> **Short exercise**: Copy out each line in the material below that has the word "this".

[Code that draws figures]
^^^^^^^^^^^^^^^^
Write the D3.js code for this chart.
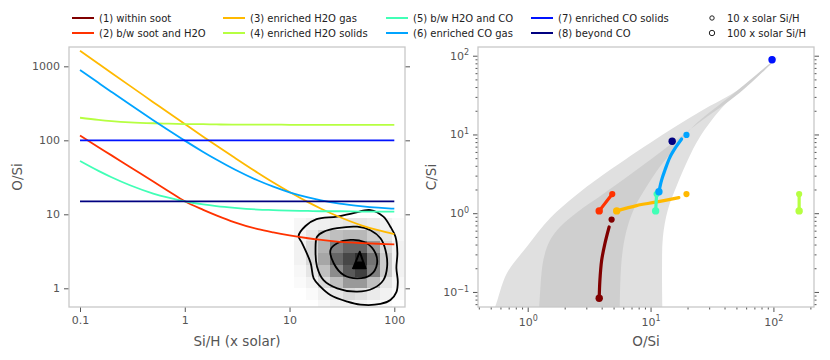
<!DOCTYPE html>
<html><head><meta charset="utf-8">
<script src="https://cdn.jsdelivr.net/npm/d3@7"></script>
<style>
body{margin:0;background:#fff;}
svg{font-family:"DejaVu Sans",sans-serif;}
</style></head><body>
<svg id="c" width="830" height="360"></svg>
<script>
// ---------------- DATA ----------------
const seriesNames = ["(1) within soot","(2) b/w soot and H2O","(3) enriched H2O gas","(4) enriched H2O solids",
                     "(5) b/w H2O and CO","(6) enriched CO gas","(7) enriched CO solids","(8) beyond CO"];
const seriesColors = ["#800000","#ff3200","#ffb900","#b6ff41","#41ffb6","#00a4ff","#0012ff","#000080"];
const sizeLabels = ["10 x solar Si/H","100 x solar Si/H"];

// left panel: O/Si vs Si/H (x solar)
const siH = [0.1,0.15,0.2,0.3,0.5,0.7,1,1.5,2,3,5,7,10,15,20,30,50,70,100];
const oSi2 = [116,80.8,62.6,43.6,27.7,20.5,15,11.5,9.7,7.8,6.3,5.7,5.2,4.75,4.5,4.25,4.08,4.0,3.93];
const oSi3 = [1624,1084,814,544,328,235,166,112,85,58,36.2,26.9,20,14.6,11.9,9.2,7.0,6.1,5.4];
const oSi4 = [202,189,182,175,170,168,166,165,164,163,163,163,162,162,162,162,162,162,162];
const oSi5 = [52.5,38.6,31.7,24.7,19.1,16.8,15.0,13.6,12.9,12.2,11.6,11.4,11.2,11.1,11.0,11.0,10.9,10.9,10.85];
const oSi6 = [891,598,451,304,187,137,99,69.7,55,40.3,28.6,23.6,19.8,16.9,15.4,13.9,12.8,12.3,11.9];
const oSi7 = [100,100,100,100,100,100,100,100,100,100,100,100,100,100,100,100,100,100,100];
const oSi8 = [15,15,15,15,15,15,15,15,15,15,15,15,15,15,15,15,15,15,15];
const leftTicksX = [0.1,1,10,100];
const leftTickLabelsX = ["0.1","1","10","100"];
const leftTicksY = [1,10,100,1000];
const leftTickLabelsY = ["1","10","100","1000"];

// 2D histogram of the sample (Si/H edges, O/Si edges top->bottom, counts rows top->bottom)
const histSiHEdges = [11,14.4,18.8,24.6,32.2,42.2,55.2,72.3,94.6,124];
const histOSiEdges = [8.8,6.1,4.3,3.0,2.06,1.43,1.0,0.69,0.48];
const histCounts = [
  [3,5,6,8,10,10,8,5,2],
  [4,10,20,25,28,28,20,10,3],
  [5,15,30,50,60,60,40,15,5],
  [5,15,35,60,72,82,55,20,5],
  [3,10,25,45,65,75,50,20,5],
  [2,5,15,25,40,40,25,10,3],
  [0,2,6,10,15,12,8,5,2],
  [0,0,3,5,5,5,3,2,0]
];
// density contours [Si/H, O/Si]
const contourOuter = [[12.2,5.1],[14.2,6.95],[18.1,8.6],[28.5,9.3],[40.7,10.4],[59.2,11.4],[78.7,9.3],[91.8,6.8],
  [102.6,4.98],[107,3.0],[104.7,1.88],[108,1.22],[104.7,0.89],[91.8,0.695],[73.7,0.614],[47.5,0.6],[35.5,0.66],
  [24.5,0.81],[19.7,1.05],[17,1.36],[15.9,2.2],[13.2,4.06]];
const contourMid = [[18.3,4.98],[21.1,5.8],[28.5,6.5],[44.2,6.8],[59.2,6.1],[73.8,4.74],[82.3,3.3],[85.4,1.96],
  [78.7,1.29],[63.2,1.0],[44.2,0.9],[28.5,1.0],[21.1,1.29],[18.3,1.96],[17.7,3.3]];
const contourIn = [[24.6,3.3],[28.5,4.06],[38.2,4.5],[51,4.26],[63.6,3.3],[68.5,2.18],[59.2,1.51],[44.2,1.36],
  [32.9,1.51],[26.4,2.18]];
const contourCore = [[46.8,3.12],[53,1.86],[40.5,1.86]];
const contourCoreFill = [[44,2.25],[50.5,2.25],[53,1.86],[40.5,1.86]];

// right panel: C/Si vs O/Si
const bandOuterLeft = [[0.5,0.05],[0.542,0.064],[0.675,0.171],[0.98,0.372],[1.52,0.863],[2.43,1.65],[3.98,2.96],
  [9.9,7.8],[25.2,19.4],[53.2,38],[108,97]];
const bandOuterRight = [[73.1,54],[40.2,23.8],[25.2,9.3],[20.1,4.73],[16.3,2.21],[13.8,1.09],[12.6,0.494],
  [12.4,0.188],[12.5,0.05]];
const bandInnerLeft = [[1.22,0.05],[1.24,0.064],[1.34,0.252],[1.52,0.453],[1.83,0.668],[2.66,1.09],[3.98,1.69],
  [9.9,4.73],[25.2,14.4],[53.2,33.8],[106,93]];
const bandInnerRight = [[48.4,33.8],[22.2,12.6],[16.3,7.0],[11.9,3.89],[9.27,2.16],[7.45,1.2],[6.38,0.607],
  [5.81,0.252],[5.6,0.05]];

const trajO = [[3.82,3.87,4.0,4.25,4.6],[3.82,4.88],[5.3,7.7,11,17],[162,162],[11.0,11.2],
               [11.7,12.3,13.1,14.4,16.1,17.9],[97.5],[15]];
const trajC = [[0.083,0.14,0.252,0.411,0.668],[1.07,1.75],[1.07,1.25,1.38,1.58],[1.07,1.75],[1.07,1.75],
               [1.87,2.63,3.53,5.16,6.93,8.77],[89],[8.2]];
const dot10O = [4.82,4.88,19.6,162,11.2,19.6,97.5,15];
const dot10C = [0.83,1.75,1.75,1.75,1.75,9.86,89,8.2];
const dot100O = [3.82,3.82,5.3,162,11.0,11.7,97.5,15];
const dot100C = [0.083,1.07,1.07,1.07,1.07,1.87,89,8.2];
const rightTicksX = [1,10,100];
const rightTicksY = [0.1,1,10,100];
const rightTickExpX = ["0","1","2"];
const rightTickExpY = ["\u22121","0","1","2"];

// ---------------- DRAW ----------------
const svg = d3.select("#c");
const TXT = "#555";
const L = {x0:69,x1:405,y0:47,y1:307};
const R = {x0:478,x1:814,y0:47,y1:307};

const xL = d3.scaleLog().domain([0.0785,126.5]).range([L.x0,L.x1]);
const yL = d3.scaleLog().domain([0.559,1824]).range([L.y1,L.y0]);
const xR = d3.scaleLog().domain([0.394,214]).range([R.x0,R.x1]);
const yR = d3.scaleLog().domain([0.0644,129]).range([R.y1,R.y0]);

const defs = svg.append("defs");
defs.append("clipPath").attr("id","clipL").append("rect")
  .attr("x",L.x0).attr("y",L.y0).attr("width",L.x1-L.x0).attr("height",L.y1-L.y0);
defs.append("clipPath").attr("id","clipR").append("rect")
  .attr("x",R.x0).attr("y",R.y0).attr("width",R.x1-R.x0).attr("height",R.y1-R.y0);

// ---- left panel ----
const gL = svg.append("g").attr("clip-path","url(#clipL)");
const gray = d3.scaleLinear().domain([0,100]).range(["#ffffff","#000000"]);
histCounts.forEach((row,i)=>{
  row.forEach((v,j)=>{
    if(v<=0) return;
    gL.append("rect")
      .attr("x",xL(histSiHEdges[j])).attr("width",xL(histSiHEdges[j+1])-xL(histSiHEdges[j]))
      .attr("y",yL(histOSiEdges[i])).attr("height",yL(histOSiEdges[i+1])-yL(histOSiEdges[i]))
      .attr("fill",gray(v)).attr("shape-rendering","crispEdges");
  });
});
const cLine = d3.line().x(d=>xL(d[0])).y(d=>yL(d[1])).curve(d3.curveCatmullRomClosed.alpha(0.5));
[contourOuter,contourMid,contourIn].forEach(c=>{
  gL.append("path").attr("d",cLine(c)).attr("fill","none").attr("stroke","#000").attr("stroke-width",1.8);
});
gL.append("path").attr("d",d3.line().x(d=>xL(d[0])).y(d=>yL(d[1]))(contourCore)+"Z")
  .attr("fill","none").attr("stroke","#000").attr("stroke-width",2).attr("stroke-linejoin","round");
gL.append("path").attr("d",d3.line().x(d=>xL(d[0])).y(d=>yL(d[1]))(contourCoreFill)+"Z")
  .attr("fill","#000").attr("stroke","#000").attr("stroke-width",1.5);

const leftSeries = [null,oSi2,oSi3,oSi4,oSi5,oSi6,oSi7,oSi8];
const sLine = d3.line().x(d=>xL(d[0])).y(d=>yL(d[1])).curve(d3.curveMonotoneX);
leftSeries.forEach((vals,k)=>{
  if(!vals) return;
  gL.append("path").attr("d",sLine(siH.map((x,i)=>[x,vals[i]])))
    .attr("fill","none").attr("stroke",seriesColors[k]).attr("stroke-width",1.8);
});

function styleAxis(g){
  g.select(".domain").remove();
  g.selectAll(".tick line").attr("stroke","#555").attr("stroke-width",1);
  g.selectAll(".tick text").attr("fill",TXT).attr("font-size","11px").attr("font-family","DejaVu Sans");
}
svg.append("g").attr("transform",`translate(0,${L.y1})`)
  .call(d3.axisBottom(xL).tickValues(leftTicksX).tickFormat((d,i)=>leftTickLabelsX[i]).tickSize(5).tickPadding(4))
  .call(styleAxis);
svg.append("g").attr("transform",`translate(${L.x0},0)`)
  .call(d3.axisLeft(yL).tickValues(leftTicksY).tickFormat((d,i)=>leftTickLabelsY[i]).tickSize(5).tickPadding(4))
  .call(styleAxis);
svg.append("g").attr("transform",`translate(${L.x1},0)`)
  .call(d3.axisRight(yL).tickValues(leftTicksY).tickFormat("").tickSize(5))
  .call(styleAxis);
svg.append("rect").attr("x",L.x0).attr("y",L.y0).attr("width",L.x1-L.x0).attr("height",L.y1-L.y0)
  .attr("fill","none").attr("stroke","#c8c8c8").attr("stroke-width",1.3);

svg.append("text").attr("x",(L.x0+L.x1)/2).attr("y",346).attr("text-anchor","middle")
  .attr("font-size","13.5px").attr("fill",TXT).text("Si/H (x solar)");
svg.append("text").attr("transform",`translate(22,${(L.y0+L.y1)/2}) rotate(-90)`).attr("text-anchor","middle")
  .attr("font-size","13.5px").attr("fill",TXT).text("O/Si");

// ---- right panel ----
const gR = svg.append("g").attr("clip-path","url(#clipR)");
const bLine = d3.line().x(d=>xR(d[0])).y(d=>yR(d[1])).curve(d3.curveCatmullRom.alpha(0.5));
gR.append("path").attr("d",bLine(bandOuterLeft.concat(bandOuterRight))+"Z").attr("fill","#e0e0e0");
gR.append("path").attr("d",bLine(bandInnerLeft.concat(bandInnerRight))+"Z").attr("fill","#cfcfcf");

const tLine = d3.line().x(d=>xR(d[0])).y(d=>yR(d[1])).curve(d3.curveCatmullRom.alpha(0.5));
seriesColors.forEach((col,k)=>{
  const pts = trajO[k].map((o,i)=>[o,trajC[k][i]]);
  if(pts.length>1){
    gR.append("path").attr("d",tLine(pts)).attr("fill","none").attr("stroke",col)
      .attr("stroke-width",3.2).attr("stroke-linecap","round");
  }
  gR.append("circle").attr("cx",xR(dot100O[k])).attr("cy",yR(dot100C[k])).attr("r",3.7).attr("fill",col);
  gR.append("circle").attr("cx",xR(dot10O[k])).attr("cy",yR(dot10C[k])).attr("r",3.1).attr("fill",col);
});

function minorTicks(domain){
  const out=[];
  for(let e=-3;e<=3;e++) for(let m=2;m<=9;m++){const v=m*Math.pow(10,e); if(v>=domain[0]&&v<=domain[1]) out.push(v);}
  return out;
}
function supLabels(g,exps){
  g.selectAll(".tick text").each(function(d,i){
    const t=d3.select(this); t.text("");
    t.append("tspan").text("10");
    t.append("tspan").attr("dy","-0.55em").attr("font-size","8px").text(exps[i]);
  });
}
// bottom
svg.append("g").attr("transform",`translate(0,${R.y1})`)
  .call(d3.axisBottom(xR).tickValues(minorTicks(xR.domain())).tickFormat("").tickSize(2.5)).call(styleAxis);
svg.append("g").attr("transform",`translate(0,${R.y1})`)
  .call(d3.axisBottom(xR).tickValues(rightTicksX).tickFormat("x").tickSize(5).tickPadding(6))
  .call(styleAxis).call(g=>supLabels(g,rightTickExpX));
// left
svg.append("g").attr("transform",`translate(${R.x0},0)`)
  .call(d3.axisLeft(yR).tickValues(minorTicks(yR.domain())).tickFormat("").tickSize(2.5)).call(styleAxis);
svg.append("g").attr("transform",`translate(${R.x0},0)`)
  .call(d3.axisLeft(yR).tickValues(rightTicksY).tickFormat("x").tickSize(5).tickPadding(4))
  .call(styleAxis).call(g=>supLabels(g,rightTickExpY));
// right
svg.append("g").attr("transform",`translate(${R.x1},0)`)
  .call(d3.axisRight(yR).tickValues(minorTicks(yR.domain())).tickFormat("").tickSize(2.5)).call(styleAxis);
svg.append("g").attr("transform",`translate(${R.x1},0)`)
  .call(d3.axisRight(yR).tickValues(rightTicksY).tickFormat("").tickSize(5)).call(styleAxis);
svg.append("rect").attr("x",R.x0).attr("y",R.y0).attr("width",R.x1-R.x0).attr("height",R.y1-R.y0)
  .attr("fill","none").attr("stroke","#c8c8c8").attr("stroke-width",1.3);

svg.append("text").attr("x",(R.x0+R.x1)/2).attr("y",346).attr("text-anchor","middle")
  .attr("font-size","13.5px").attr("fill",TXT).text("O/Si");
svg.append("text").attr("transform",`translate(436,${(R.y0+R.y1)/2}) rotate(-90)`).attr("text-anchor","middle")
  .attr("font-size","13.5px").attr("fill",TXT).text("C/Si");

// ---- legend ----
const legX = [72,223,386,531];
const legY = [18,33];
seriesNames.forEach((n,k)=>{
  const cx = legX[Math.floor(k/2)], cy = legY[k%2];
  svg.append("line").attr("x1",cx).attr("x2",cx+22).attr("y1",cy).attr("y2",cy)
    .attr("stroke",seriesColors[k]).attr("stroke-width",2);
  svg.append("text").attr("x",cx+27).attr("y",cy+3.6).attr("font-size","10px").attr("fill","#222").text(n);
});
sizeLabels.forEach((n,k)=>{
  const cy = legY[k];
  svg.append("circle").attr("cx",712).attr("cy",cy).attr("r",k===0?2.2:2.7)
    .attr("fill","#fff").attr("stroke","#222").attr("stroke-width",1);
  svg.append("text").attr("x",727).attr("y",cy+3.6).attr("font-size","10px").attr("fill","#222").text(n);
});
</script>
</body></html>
^^^^^^^^^^^^^^^^
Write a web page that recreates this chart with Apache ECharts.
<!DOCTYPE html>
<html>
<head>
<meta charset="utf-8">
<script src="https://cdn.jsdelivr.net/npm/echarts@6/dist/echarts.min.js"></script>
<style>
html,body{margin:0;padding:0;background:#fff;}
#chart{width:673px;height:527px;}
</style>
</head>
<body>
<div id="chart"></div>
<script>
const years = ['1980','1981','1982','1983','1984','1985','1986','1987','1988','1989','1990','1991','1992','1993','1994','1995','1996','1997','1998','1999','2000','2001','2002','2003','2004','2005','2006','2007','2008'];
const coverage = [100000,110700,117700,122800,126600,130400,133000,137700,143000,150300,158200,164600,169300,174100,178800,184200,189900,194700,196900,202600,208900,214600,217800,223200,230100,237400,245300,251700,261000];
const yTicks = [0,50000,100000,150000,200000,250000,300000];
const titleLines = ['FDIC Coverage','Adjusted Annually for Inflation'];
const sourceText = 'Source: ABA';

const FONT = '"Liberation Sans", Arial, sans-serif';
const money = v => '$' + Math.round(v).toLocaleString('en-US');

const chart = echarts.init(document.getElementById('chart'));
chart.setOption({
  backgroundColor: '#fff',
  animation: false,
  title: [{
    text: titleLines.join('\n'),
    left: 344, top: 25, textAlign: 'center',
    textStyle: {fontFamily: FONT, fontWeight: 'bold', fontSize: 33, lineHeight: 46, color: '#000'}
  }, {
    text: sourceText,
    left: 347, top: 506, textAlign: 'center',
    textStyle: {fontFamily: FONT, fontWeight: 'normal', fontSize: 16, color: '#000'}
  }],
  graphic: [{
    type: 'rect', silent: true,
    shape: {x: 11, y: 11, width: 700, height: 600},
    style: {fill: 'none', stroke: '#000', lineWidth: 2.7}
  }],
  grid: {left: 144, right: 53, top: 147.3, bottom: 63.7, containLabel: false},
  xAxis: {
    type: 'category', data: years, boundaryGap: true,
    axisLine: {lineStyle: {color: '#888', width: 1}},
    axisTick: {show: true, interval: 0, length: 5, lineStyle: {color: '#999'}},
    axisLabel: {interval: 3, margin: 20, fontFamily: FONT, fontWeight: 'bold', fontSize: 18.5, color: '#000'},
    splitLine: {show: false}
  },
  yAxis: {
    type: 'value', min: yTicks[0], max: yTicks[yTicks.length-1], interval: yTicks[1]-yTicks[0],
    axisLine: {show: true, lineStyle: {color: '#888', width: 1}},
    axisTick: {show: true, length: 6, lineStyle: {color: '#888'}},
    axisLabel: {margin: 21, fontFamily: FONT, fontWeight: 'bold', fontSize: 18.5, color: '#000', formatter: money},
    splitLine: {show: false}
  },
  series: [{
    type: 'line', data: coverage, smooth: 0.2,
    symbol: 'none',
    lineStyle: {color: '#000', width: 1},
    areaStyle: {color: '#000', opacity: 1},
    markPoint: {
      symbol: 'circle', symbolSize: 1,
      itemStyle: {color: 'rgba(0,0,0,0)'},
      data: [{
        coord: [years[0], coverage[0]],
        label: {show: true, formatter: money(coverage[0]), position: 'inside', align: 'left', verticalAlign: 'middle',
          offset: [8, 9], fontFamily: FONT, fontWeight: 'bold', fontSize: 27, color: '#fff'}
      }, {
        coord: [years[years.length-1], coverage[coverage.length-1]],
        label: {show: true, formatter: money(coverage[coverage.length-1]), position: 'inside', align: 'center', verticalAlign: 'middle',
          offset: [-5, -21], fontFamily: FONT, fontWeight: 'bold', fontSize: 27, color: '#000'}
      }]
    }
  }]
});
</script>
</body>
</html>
^^^^^^^^^^^^^^^^
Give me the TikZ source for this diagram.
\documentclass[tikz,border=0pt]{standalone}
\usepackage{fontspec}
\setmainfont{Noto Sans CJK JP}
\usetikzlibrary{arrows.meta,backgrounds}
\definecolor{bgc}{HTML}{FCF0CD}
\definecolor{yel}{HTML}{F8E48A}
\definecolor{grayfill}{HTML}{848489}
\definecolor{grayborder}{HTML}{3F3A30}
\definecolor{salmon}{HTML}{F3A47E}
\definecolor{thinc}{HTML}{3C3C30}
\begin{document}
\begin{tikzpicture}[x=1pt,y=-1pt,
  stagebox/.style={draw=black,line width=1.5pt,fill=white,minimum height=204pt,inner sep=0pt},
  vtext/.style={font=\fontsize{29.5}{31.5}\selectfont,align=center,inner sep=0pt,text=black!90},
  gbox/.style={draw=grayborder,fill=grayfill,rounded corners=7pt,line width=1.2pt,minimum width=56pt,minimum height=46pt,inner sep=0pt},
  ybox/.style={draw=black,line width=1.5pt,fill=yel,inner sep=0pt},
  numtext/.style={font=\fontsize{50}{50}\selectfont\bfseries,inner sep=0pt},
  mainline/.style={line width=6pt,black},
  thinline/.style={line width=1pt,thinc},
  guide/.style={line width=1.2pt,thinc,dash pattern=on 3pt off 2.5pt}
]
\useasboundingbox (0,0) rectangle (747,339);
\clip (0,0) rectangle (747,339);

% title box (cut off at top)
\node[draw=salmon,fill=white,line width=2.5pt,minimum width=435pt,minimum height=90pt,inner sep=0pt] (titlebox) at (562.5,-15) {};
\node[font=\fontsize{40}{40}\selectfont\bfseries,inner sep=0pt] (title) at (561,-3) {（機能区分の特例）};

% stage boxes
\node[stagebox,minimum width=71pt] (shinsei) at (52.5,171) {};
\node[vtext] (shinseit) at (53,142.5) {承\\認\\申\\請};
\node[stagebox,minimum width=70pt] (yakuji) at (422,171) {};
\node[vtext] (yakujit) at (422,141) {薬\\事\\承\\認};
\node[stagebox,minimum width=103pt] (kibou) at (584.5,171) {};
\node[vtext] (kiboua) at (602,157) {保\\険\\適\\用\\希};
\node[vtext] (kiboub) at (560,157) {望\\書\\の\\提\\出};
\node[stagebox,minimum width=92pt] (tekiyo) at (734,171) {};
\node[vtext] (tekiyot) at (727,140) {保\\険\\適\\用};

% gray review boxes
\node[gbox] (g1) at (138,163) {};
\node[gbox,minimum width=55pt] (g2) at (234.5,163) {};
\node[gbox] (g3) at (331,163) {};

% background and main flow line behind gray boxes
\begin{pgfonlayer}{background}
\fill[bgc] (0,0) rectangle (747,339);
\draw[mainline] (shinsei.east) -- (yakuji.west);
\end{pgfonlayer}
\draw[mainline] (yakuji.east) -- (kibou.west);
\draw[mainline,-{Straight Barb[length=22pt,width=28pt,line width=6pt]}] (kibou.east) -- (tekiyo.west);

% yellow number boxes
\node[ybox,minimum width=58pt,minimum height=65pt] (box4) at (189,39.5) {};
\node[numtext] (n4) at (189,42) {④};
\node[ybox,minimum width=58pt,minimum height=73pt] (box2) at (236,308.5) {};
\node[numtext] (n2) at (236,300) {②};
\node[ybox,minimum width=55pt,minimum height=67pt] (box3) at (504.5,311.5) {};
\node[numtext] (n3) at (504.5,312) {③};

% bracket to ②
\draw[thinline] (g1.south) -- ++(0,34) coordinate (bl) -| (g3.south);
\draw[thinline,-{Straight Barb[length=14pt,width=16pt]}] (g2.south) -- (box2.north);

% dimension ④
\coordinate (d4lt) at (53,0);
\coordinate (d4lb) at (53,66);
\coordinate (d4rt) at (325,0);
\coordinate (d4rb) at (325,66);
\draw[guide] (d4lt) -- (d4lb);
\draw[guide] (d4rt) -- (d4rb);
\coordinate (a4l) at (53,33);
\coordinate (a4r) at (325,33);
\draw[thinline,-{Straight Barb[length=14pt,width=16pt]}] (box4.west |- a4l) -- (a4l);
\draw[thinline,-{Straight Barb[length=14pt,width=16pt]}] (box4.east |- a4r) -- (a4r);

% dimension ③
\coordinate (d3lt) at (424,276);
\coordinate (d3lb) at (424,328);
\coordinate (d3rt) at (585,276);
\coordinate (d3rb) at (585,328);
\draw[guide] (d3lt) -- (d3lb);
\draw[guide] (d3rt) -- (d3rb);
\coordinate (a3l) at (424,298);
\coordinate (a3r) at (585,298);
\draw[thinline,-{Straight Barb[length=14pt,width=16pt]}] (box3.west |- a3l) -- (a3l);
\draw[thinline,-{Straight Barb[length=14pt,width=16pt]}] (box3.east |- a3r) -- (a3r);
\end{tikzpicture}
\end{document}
^^^^^^^^^^^^^^^^
> **Result of the task**:
Write the D3.js code for this chart.
    const t=d3.select(this); t.text("");
Write a web page that recreates this chart with Apache ECharts.
Give me the TikZ source for this diagram.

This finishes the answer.